Since the MLB Lockout began in December, very little news has emerged about actual progress being made in negotiations.

One side makes a proposal, the other side hates it, and we continue on. But late last week, reports seemed to indicate that one thing the players had agreed the owners could implement was a ban on the defensive shift.

If you’ve watched or discussed baseball in the last decade or so, you know defensive shifting is a hot-button issue. Most teams implement shifts to varying degrees, and shifting strategy often operates at a pitch-by-pitch level. And fans are divided as to whether or not shifting should be part of the game.

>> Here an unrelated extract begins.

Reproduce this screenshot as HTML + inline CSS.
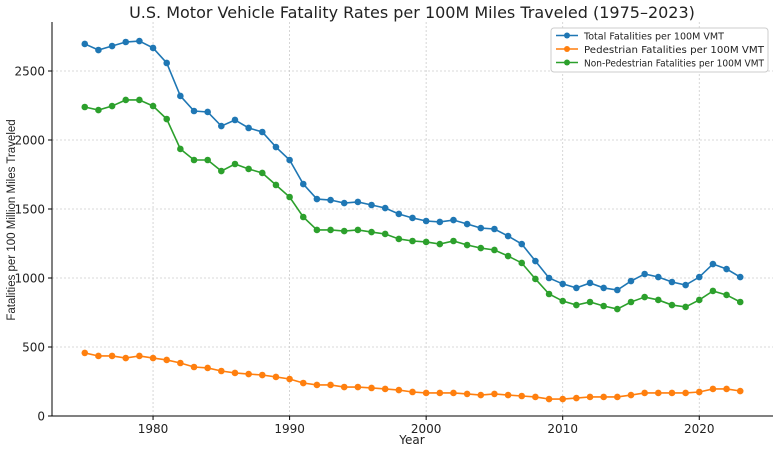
<!DOCTYPE html>
<html><head><meta charset="utf-8"><style>
body{margin:0;background:#fff;font-family:"DejaVu Sans","Liberation Sans",sans-serif}
</style></head><body>
<svg id="chart" width="780" height="452" xmlns="http://www.w3.org/2000/svg" font-family="DejaVu Sans, Liberation Sans, sans-serif"></svg>
<script>
const years=[];for(let y=1975;y<=2023;y++)years.push(y);
const totalVals=[2696,2652,2681,2710,2717,2667,2558,2319,2210,2203,2101,2145,2087,2058,1949,1855,1681,1572,1565,1543,1551,1529,1507,1464,1435,1413,1406,1420,1391,1362,1355,1304,1246,1123,1000,957,928,964,928,913,978,1029,1007,971,949,1007,1101,1065,1007];
const pedVals=[457,435,435,420,435,420,406,384,355,348,326,312,304,297,283,268,239,225,225,210,210,203,196,188,174,167,167,167,160,152,160,152,145,138,123,123,130,138,138,138,152,167,167,167,167,174,196,196,181];
const nonPedVals=[2239,2217,2246,2290,2290,2246,2152,1935,1855,1855,1775,1826,1790,1761,1674,1587,1442,1348,1348,1340,1348,1333,1319,1283,1268,1261,1246,1268,1239,1217,1203,1159,1109,993,884,833,804,826,797,775,826,862,841,804,790,841,906,877,826];
const xTicks=[1980,1990,2000,2010,2020];
const yTicks=[0,500,1000,1500,2000,2500];
const L=52,R=773,T=22,B=416;
const X=v=>L+(v-1972.6)/(2025.4-1972.6)*(R-L);
const Y=v=>B-v/2855*(B-T);
const svg=document.getElementById('chart');
const NS='http://www.w3.org/2000/svg';
function mk(t,a,p){const e=document.createElementNS(NS,t);for(const k in a)e.setAttribute(k,a[k]);(p||svg).appendChild(e);return e;}
const grid=mk('g',{});


xTicks.forEach(t=>{mk('line',{x1:X(t),x2:X(t),y1:T,y2:B,stroke:'#ccc','stroke-dasharray':'2,2','stroke-width':0.8},grid);
const tx=mk('text',{x:X(t),y:B+17,'text-anchor':'middle','font-size':12,fill:'#222'});tx.textContent=t;


mk('line',{x1:X(t),x2:X(t),y1:B,y2:B+4,stroke:'#000'});});
yTicks.forEach(t=>{mk('line',{x1:L,x2:R,y1:Y(t),y2:Y(t),stroke:'#ccc','stroke-dasharray':'2,2','stroke-width':0.8},grid);
const tx=mk('text',{x:L-7,y:Y(t)+4.5,'text-anchor':'end','font-size':12,fill:'#222'});tx.textContent=t;


mk('line',{x1:L-4,x2:L,y1:Y(t),y2:Y(t),stroke:'#000'});});
const ax=mk('path',{d:`M${L},${T}V${B}H${R}`,fill:'none',stroke:'#000','stroke-width':1});


const series=[[totalVals,'#1f77b4','total-series'],[pedVals,'#ff7f0e','pedestrian-series'],[nonPedVals,'#2ca02c','non-pedestrian-series']];
series.forEach(([vals,c,n])=>{const g=mk('g',{});


mk('polyline',{points:vals.map((v,i)=>X(years[i])+','+Y(v)).join(' '),fill:'none',stroke:c,'stroke-width':1.6},g);
vals.forEach((v,i)=>{const p=mk('circle',{cx:X(years[i]),cy:Y(v),r:3.3,fill:c},g);

});});
const title=mk('text',{x:412,y:18,'text-anchor':'middle','font-size':16,fill:'#222'});title.textContent='U.S. Motor Vehicle Fatality Rates per 100M Miles Traveled (1975–2023)';


const xt=mk('text',{x:412,y:444,'text-anchor':'middle','font-size':12,fill:'#222'});xt.textContent='Year';


const yt=mk('text',{x:15,y:220,'text-anchor':'middle','font-size':11.5,'font-family':'Liberation Sans, sans-serif',fill:'#222',transform:'rotate(-90 15 220)'});yt.textContent='Fatalities per 100 Million Miles Traveled';


const lg=mk('g',{});


mk('rect',{x:551,y:28,width:217,height:44,rx:3,fill:'#fff',stroke:'#ccc'},lg);
const names=['Total Fatalities per 100M VMT','Pedestrian Fatalities per 100M VMT','Non-Pedestrian Fatalities per 100M VMT'];
names.forEach((n,i)=>{const y=35.5+i*13.5;const c=series[i][1];
mk('line',{x1:556,x2:578,y1:y,y2:y,stroke:c,'stroke-width':1.6},lg);
mk('circle',{cx:567,cy:y,r:3,fill:c},lg);
const t=mk('text',{x:584,y:y+4,'font-size':10,fill:'#222',textLength:n.length>33?180:(n.length>30?160:140),lengthAdjust:'spacingAndGlyphs'},lg);t.textContent=n;

});
</script>
</body></html>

First of all, any effort to ban the shift would require a major re-working of MLB rules. When I last read through them, the only two positions on the field that were defined were the pitcher and catcher. You can have a guy who stands just to the left of the pitcher and call him “Assistant to the Pitcher” because the rules won’t stop you.

Further, the rulebook – as Braves fans can painfully attest – doesn’t even define where the infield is. Infield dimensions also aren’t outlined in the rules, just the distance between bases.

So before superfluous shifting can even be curtailed a little, a number of infielders and outfielders for each team would have to be decreed, and then definitions would have to be put in place for where the infield actually is. Then a determination would have to be made as to whether this rule change affects the infield fly rule or not.

But beyond that, we have to ask why we’re banning the shift.

Folks will tell you that something has to be done because the whole game is down to strikeouts and home runs. That simply isn’t true, though.

In 1991 – a year I chose because 30 years is a nice, round number – the average MLB team accumulated 1,406 hits and 938 strikeouts over the course of the season. In 2021, the average team racked up 1,316 hits and 1,405 strikeouts. So yes, strikeouts were way up, but the shift can’t really affect that number too much, if any.

Of those 1,406 hits in 1991, 992 (70.6 percent) were singles, while the average team was good for 834 singles in 2021 (63.4 percent). While homers were a good bit more prevalent in 2021 – 15 percent to about 9 percent in 1991 – doubles were also up last season. The league average was 250 doubles (17.8 percent) back in 1991, while that number was up to 262 in 2021, or almost 20 percent.

Triples happened very rarely in both years with both numbers hovering around 2 percent. Those are also so situation- and stadium-specific that it’s tricky to read anything from them, in my opinion.

So while the data does reflect that strikeouts and homers are occurring at a notably higher rate, singles still make up almost two thirds of the hits accumulated for the average MLB team. And homers being up 6 percentage points over the totals from 30 years ago, despite current players having grown up in a baseball era when power and launch angle reigned supreme, seems like less of a jump than one might expect.

We also can’t forget that banning the shift won’t lower the home run numbers, it would just increase the single numbers and perhaps increase scoring. But scoring is already up to 4.53 runs per game, as compared to 4.31 in 1991. So is that something that really needs to happen?

All in all, I’ll gladly accept some sort of shift ban if it means baseball comes back sooner rather than later. But I’m not sure I see the point. The numbers don’t reflect much of a reason for such a drastic change in the baseball rules.